- **WHAT YOU SHOULD DO**: Go through the records from the first line and retype each one exactly, stopping once the line with "# ---- data (time in seconds)" is done. Pictures are left out.

= = = =

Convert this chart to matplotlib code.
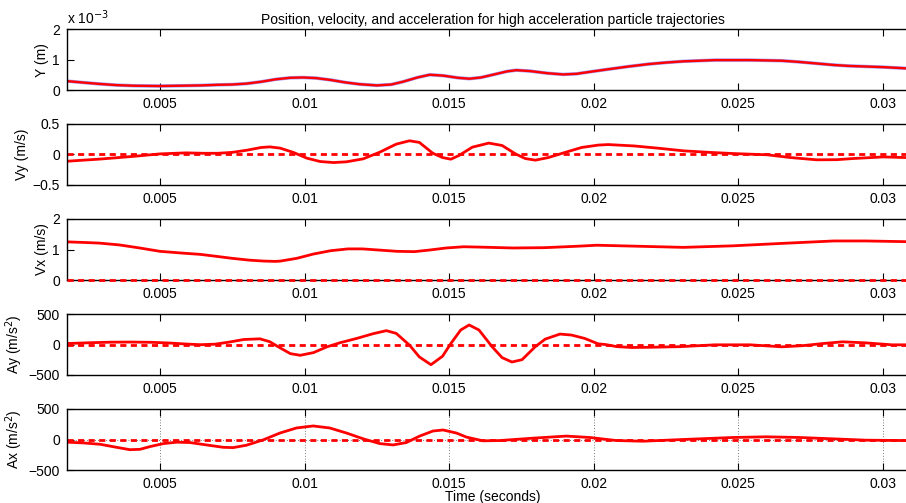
import numpy as np
import matplotlib
matplotlib.use("Agg")
import matplotlib.pyplot as plt

plt.rcParams['font.family'] = ['Liberation Sans', 'DejaVu Sans']
plt.rcParams['font.size'] = 10
plt.rcParams['lines.solid_joinstyle'] = 'round'
plt.rcParams['lines.solid_capstyle'] = 'round'
plt.rcParams['axes.labelpad'] = 2.5

# ---- data (time in seconds)

t_y = [0.0018, 0.0024, 0.0029, 0.0035, 0.0041, 0.0050, 0.0057, 0.0064, 0.0070, 0.0075,
       0.0080, 0.0085, 0.0090, 0.0095, 0.00995, 0.0104, 0.0109, 0.0114, 0.0119, 0.0125,
       0.0130, 0.0134, 0.0139, 0.01433, 0.0148, 0.0153, 0.0157, 0.0161, 0.0166, 0.0170,
       0.01732, 0.0178, 0.0184, 0.01894, 0.0194, 0.0199, 0.0205, 0.0212, 0.0219, 0.0225,
       0.0231, 0.0242, 0.0254, 0.0265, 0.0271, 0.0277, 0.0283, 0.0288, 0.0294, 0.0300,
       0.0306, 0.0312]
y_pos = [0.30, 0.25, 0.21, 0.17, 0.15, 0.14, 0.15, 0.16, 0.18, 0.19,
         0.22, 0.28, 0.36, 0.41, 0.42, 0.40, 0.34, 0.26, 0.20, 0.16,
         0.19, 0.28, 0.42, 0.51, 0.48, 0.41, 0.38, 0.42, 0.53, 0.62,
         0.66, 0.63, 0.56, 0.52, 0.54, 0.61, 0.69, 0.78, 0.86, 0.91,
         0.95, 0.99, 0.99, 0.97, 0.93, 0.88, 0.83, 0.80, 0.78, 0.76,
         0.73, 0.70]   # x 10^-3 m

t_vy = [0.0018, 0.0029, 0.0041, 0.0050, 0.0059, 0.0065, 0.0070, 0.0075, 0.0080, 0.0085,
        0.0088, 0.00916, 0.00962, 0.01008, 0.01054, 0.0110, 0.01145, 0.01203, 0.0126, 0.01317,
        0.01363, 0.01397, 0.01443, 0.01477, 0.01506, 0.01534, 0.0158, 0.01637, 0.01683, 0.01729,
        0.01763, 0.01798, 0.01843, 0.0190, 0.01958, 0.02015, 0.0205, 0.0214, 0.0223, 0.0231,
        0.0240, 0.0248, 0.0260, 0.0268, 0.0277, 0.0284, 0.0290, 0.0300, 0.0308, 0.0312]
vy = [-0.11, -0.076, -0.03, 0.01, 0.027, 0.02, 0.02, 0.035, 0.07, 0.115,
      0.125, 0.104, 0.033, -0.06, -0.115, -0.132, -0.12, -0.071, 0.038, 0.17,
      0.225, 0.198, 0.022, -0.05, -0.077, -0.016, 0.12, 0.187, 0.148, 0.011,
      -0.066, -0.093, -0.05, 0.033, 0.115, 0.154, 0.163, 0.14, 0.10, 0.06,
      0.035, 0.016, -0.005, -0.05, -0.087, -0.085, -0.065, -0.04, -0.05, -0.05]

t_vx = [0.0018, 0.0024, 0.0029, 0.0036, 0.0043, 0.0050, 0.0058, 0.0064, 0.0070, 0.0075,
        0.0081, 0.0086, 0.0090, 0.00916, 0.00973, 0.0103, 0.0109, 0.0115, 0.0120, 0.0126,
        0.0132, 0.0138, 0.0143, 0.0149, 0.0155, 0.0160, 0.0172, 0.0183, 0.0195, 0.0201,
        0.0214, 0.0231, 0.0248, 0.0265, 0.0283, 0.0294, 0.0312]
vx = [1.25, 1.23, 1.21, 1.15, 1.05, 0.94, 0.88, 0.84, 0.77, 0.71,
      0.65, 0.62, 0.61, 0.62, 0.71, 0.85, 0.96, 1.02, 1.02, 0.98,
      0.94, 0.93, 0.98, 1.05, 1.09, 1.08, 1.05, 1.06, 1.11, 1.14,
      1.11, 1.07, 1.12, 1.20, 1.28, 1.28, 1.25]

t_ay = [0.0018, 0.0025, 0.0033, 0.0040, 0.0047, 0.0053, 0.0059, 0.0064, 0.0069, 0.0074,
        0.0079, 0.00846, 0.0088, 0.0091, 0.00951, 0.00985, 0.01031, 0.01077, 0.01122, 0.0118,
        0.01237, 0.01283, 0.01317, 0.01363, 0.01397, 0.01437, 0.01477, 0.01506, 0.0154, 0.01569,
        0.01603, 0.01649, 0.01683, 0.01717, 0.01752, 0.01797, 0.01832, 0.01883, 0.01923, 0.01969,
        0.02015, 0.0204, 0.0208, 0.0213, 0.0220, 0.0230, 0.0242, 0.0254, 0.0265, 0.0272,
        0.0279, 0.0286, 0.0294, 0.0303, 0.0312]
ay = [16, 28, 38, 40, 36, 25, 8, -3, 5, 40,
      82, 93, 45, -40, -150, -177, -133, -39, 28, 99,
      177, 227, 182, -11, -204, -331, -193, 17, 238, 320,
      238, -39, -215, -287, -249, -39, 88, 171, 155, 99,
      11, 0, -35, -49, -45, -35, -5, -5, -38, -20,
      15, 44, 27, -5, -5]

t_ax = [0.0018, 0.00235, 0.00293, 0.0035, 0.00396, 0.00431, 0.00465, 0.00512, 0.00558, 0.00604,
        0.00661, 0.00719, 0.00753, 0.00799, 0.00857, 0.00915, 0.00972, 0.0103, 0.01087, 0.01145,
        0.01203, 0.0126, 0.01306, 0.01352, 0.01398, 0.01444, 0.01479, 0.01525, 0.0156, 0.01617,
        0.01675, 0.0179, 0.01905, 0.01986, 0.02078, 0.0217, 0.02308, 0.02481, 0.02596, 0.02711,
        0.02826, 0.0294, 0.03075, 0.0312]
ax_acc = [-44, -56, -78, -128, -167, -161, -117, -67, -44, -50,
          -89, -128, -133, -94, -6, 106, 189, 222, 189, 106,
          11, -67, -89, -50, 56, 139, 156, 106, 39, -22,
          -17, 22, 56, 33, -17, -28, 0, 33, 44, 33,
          11, -11, -17, -17]

xticks = [0.005, 0.01, 0.015, 0.02, 0.025, 0.03]
xticklabels = ['0.005', '0.01', '0.015', '0.02', '0.025', '0.03']
xlim = (0.001787, 0.03121)

# ---- figure layout (axes run slightly past the right edge, as in the reference)

fig = plt.figure(figsize=(9.06, 5.03), dpi=100)
left, width, height = 67 / 906, (918 - 67) / 906, 61 / 503
tops = [29.3, 124, 219, 314, 409]
axes = [fig.add_axes([left, 1 - (tp + 61) / 503, width, height]) for tp in tops]

red = '#ff0000'
lw = 2.0
dash = (0, (2.2, 1.6))

a = axes[0]
a.plot(t_y, y_pos, color='#6060ff', lw=2.5, alpha=0.6)
a.plot(t_y, y_pos, color=red, lw=1.7)
a.set_ylim(0, 2)
a.set_yticks([0, 1, 2])
a.set_ylabel('Y (m)')
a.text(0, 1.03, r'x 10$^{-3}$', transform=a.transAxes, fontsize=10, va='bottom')
a.set_title('Position, velocity, and acceleration for high acceleration particle trajectories',
            fontsize=10, pad=4)

a = axes[1]
a.plot(t_vy, vy, color=red, lw=lw)
a.axhline(0, color=red, lw=lw, ls=dash)
a.set_ylim(-0.5, 0.5)
a.set_yticks([-0.5, 0, 0.5])
a.set_yticklabels(['\u22120.5', '0', '0.5'])
a.set_ylabel('Vy (m/s)')

a = axes[2]
a.plot(t_vx, vx, color=red, lw=lw)
a.axhline(0, color=red, lw=lw, ls=dash, clip_on=False, zorder=3)
a.set_ylim(0, 2)
a.set_yticks([0, 1, 2])
a.set_ylabel('Vx (m/s)')

a = axes[3]
a.plot(t_ay, ay, color=red, lw=lw)
a.axhline(0, color=red, lw=lw, ls=dash)
a.set_ylim(-500, 500)
a.set_yticks([-500, 0, 500])
a.set_yticklabels(['\u2212500', '0', '500'])
a.set_ylabel(r'Ay (m/s$^2$)')

a = axes[4]
a.grid(True, color='k', ls=(0, (1, 3)), lw=0.5)
a.plot(t_ax, ax_acc, color=red, lw=lw)
a.axhline(0, color=red, lw=lw, ls=dash)
a.set_ylim(-500, 500)
a.set_yticks([-500, 0, 500])
a.set_yticklabels(['\u2212500', '0', '500'])
a.set_ylabel(r'Ax (m/s$^2$)')
a.set_xlabel('Time (seconds)', labelpad=-1)

for a in axes:
    a.set_xlim(*xlim)
    a.set_xticks(xticks)
    a.set_xticklabels(xticklabels)
    a.tick_params(direction='in', top=True, right=True, length=5, width=0.8, pad=5)
    for s in a.spines.values():
        s.set_linewidth(1.0)

fig.savefig('out.png', dpi=100)
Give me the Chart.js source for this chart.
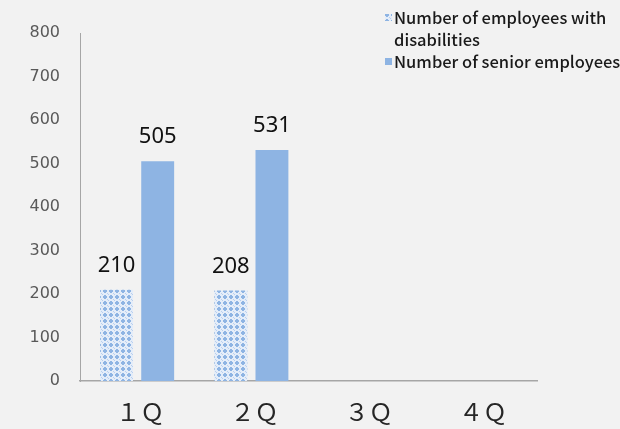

= = = =

- **WRITTEN RESPONSE**:
Convert this chart to matplotlib code.
import numpy as np
import matplotlib
matplotlib.use("Agg")
import matplotlib.pyplot as plt

plt.rcParams['font.family'] = ['Liberation Sans', 'DejaVu Sans']
plt.rcParams['font.size'] = 10
plt.rcParams['lines.solid_joinstyle'] = 'round'
plt.rcParams['lines.solid_capstyle'] = 'round'
plt.rcParams['axes.labelpad'] = 2.5

# ---- data (time in seconds)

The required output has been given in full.